━━━ Data supplied ━━━
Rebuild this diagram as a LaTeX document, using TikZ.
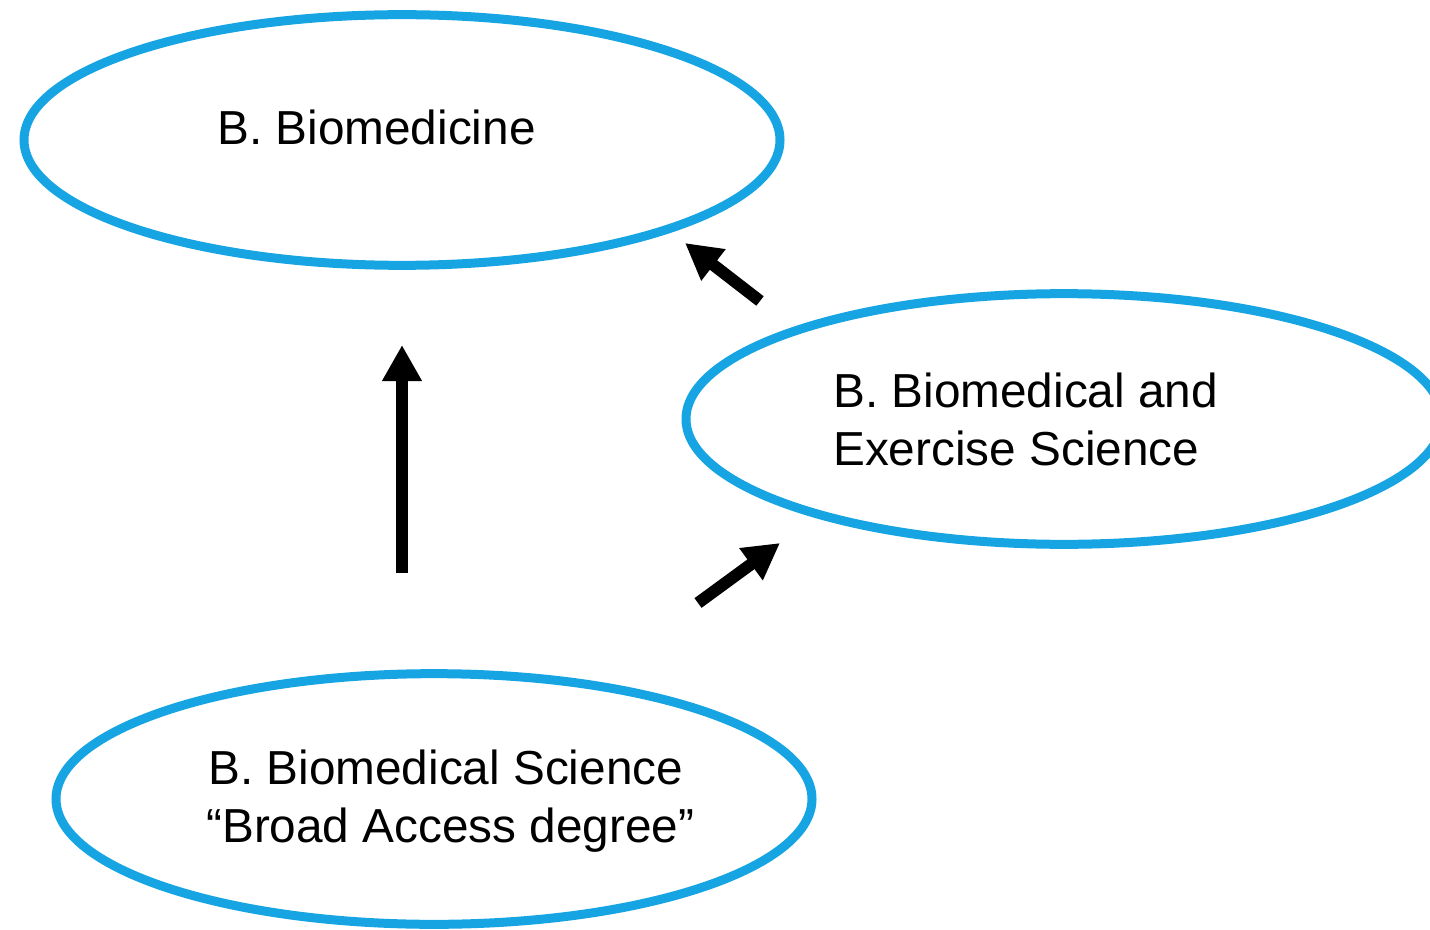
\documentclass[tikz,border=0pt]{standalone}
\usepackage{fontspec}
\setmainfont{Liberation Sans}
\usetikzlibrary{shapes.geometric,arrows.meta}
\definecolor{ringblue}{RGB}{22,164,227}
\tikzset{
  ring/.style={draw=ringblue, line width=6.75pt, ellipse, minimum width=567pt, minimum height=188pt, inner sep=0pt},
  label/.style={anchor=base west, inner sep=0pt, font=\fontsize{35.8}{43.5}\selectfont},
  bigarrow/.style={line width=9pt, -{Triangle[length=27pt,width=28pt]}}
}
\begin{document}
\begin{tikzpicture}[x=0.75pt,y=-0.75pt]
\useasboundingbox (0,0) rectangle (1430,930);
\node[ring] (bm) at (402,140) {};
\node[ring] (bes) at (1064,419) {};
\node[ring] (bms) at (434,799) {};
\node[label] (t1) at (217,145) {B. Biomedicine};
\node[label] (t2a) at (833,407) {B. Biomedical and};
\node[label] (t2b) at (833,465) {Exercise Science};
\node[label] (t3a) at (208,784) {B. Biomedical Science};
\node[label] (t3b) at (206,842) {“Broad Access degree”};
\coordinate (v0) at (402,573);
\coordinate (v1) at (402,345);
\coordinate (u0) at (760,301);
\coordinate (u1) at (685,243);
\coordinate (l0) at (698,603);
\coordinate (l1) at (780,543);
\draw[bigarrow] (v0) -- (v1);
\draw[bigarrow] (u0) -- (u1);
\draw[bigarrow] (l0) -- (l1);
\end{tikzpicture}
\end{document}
━━━
━━━ Data supplied ━━━
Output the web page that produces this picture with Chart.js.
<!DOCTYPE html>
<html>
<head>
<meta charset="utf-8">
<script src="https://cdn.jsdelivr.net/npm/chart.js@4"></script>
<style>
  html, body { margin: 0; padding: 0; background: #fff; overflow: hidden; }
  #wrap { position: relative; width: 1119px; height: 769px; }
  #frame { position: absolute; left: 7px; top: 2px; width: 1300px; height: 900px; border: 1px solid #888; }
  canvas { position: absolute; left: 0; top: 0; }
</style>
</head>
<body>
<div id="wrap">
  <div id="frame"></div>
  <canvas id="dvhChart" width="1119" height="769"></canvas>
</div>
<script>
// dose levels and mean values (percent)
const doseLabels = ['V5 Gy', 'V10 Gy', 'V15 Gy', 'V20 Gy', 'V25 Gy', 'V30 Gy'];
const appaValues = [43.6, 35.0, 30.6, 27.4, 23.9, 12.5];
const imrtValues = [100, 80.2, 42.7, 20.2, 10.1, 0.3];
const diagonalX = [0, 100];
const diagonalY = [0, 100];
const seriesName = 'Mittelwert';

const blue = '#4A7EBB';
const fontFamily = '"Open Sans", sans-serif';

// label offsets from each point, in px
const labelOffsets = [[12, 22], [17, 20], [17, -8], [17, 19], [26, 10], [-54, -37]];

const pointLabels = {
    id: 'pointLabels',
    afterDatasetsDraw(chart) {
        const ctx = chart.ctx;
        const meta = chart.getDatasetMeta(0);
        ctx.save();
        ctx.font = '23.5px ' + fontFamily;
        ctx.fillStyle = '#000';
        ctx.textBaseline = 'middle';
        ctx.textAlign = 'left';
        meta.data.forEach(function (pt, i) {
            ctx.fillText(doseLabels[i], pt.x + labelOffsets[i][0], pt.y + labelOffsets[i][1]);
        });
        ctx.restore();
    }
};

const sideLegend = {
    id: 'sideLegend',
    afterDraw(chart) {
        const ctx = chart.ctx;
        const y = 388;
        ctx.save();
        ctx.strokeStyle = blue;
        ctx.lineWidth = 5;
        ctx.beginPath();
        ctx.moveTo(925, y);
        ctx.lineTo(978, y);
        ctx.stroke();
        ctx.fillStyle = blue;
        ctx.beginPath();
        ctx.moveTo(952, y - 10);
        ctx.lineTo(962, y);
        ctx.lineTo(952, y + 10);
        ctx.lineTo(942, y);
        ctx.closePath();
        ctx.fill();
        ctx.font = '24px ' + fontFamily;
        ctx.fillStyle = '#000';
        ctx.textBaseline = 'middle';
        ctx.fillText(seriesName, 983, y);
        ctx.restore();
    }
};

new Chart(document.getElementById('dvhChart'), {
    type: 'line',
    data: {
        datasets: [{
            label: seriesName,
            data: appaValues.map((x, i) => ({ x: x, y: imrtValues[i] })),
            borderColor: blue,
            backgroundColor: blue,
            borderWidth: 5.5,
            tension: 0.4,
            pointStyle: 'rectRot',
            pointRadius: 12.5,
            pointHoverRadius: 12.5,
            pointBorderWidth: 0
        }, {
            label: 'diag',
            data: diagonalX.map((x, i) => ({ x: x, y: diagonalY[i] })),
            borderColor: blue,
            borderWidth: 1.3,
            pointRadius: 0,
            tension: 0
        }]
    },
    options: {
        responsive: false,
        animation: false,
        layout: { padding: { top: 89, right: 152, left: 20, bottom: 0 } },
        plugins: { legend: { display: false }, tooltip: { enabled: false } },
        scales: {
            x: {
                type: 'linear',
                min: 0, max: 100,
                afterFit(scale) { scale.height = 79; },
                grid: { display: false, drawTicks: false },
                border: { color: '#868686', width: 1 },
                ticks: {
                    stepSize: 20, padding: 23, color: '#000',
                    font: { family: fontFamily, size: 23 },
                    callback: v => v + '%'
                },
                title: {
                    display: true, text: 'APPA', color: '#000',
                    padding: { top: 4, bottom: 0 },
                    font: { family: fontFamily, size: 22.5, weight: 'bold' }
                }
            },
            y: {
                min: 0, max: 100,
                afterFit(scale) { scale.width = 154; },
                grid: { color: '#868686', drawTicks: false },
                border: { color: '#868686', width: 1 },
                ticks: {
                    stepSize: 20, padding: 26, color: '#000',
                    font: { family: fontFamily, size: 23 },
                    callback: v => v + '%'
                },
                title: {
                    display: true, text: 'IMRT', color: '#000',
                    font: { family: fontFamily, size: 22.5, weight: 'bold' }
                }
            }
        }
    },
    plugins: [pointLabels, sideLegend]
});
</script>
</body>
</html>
━━━
What you need to do: Using the records above, gather all lines where the string "this" is present.

Result:
Rebuild this diagram as a LaTeX document, using TikZ.
Output the web page that produces this picture with Chart.js.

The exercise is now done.